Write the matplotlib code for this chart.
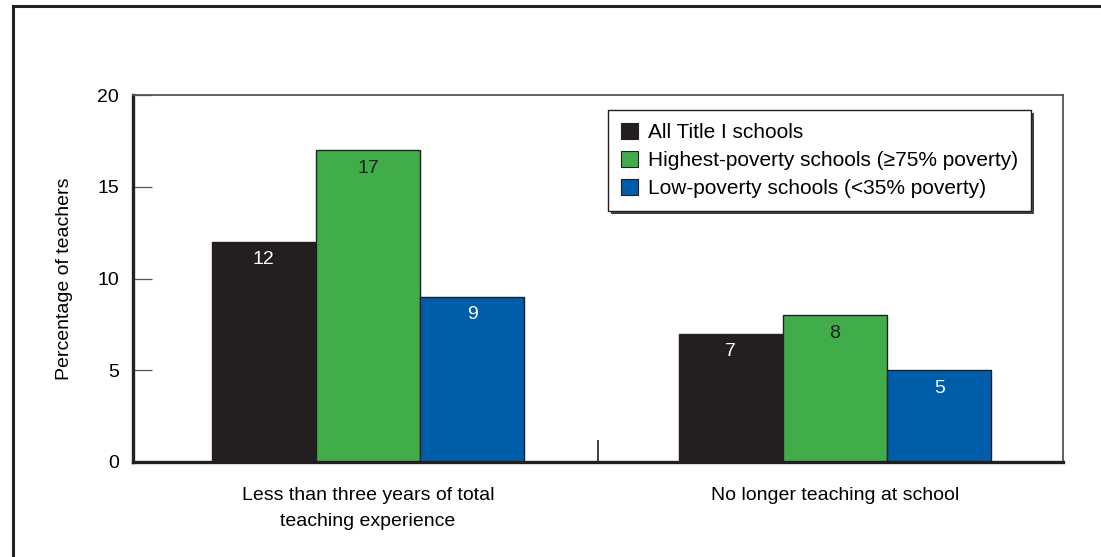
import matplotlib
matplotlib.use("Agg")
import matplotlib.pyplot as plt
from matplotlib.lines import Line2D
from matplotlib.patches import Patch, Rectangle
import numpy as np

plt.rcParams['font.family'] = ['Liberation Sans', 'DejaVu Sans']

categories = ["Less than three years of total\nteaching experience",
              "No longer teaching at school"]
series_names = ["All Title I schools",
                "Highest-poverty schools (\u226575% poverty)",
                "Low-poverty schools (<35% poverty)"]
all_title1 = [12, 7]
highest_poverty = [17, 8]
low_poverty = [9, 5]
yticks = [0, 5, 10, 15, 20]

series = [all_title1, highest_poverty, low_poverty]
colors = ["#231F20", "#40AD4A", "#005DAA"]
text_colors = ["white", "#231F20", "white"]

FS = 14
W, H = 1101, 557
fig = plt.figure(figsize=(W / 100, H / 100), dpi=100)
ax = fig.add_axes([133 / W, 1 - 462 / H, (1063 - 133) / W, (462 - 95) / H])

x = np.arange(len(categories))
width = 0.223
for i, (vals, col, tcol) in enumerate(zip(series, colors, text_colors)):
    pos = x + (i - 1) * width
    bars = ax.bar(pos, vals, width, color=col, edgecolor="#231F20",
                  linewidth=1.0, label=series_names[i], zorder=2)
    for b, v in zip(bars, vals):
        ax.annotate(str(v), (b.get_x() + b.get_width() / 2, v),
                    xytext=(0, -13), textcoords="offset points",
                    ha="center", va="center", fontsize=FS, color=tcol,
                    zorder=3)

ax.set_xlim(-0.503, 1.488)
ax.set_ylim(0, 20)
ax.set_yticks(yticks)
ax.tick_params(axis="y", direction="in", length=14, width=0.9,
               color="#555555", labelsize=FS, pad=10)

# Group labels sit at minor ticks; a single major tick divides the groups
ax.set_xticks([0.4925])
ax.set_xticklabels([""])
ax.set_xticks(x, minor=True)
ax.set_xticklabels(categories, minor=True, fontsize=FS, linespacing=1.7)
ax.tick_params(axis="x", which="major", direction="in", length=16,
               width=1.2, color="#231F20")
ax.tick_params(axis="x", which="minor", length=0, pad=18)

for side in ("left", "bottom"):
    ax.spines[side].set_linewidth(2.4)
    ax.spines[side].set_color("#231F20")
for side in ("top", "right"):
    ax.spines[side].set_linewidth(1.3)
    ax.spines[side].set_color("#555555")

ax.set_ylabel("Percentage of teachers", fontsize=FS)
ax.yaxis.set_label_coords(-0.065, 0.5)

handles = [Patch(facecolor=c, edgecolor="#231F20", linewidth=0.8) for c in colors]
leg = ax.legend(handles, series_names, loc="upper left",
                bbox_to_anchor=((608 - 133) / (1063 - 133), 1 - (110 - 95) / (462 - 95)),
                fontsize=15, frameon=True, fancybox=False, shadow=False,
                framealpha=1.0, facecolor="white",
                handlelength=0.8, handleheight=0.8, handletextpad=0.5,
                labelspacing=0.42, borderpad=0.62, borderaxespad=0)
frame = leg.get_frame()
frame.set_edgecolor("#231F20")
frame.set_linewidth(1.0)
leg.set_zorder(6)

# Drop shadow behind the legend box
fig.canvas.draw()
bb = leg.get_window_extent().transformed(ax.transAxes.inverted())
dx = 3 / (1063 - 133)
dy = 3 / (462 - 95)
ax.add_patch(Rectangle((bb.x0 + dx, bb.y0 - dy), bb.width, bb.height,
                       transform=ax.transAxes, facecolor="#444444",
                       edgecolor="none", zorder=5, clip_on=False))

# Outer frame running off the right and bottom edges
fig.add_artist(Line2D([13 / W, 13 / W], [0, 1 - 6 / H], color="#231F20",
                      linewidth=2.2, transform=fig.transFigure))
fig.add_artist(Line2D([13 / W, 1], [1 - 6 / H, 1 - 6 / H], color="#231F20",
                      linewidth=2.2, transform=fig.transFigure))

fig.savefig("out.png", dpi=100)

Goal of the exercise:
From the material above, reproduce everything verbatim except the pictures.

Final result:
Write the matplotlib code for this chart.
import matplotlib
matplotlib.use("Agg")
import matplotlib.pyplot as plt
from matplotlib.lines import Line2D
from matplotlib.patches import Patch, Rectangle
import numpy as np

plt.rcParams['font.family'] = ['Liberation Sans', 'DejaVu Sans']

categories = ["Less than three years of total\nteaching experience",
              "No longer teaching at school"]
series_names = ["All Title I schools",
                "Highest-poverty schools (\u226575% poverty)",
                "Low-poverty schools (<35% poverty)"]
all_title1 = [12, 7]
highest_poverty = [17, 8]
low_poverty = [9, 5]
yticks = [0, 5, 10, 15, 20]

series = [all_title1, highest_poverty, low_poverty]
colors = ["#231F20", "#40AD4A", "#005DAA"]
text_colors = ["white", "#231F20", "white"]

FS = 14
W, H = 1101, 557
fig = plt.figure(figsize=(W / 100, H / 100), dpi=100)
ax = fig.add_axes([133 / W, 1 - 462 / H, (1063 - 133) / W, (462 - 95) / H])

x = np.arange(len(categories))
width = 0.223
for i, (vals, col, tcol) in enumerate(zip(series, colors, text_colors)):
    pos = x + (i - 1) * width
    bars = ax.bar(pos, vals, width, color=col, edgecolor="#231F20",
                  linewidth=1.0, label=series_names[i], zorder=2)
    for b, v in zip(bars, vals):
        ax.annotate(str(v), (b.get_x() + b.get_width() / 2, v),
                    xytext=(0, -13), textcoords="offset points",
                    ha="center", va="center", fontsize=FS, color=tcol,
                    zorder=3)

ax.set_xlim(-0.503, 1.488)
ax.set_ylim(0, 20)
ax.set_yticks(yticks)
ax.tick_params(axis="y", direction="in", length=14, width=0.9,
               color="#555555", labelsize=FS, pad=10)

# Group labels sit at minor ticks; a single major tick divides the groups
ax.set_xticks([0.4925])
ax.set_xticklabels([""])
ax.set_xticks(x, minor=True)
ax.set_xticklabels(categories, minor=True, fontsize=FS, linespacing=1.7)
ax.tick_params(axis="x", which="major", direction="in", length=16,
               width=1.2, color="#231F20")
ax.tick_params(axis="x", which="minor", length=0, pad=18)

for side in ("left", "bottom"):
    ax.spines[side].set_linewidth(2.4)
    ax.spines[side].set_color("#231F20")
for side in ("top", "right"):
    ax.spines[side].set_linewidth(1.3)
    ax.spines[side].set_color("#555555")

ax.set_ylabel("Percentage of teachers", fontsize=FS)
ax.yaxis.set_label_coords(-0.065, 0.5)

handles = [Patch(facecolor=c, edgecolor="#231F20", linewidth=0.8) for c in colors]
leg = ax.legend(handles, series_names, loc="upper left",
                bbox_to_anchor=((608 - 133) / (1063 - 133), 1 - (110 - 95) / (462 - 95)),
                fontsize=15, frameon=True, fancybox=False, shadow=False,
                framealpha=1.0, facecolor="white",
                handlelength=0.8, handleheight=0.8, handletextpad=0.5,
                labelspacing=0.42, borderpad=0.62, borderaxespad=0)
frame = leg.get_frame()
frame.set_edgecolor("#231F20")
frame.set_linewidth(1.0)
leg.set_zorder(6)

# Drop shadow behind the legend box
fig.canvas.draw()
bb = leg.get_window_extent().transformed(ax.transAxes.inverted())
dx = 3 / (1063 - 133)
dy = 3 / (462 - 95)
ax.add_patch(Rectangle((bb.x0 + dx, bb.y0 - dy), bb.width, bb.height,
                       transform=ax.transAxes, facecolor="#444444",
                       edgecolor="none", zorder=5, clip_on=False))

# Outer frame running off the right and bottom edges
fig.add_artist(Line2D([13 / W, 13 / W], [0, 1 - 6 / H], color="#231F20",
                      linewidth=2.2, transform=fig.transFigure))
fig.add_artist(Line2D([13 / W, 1], [1 - 6 / H, 1 - 6 / H], color="#231F20",
                      linewidth=2.2, transform=fig.transFigure))

fig.savefig("out.png", dpi=100)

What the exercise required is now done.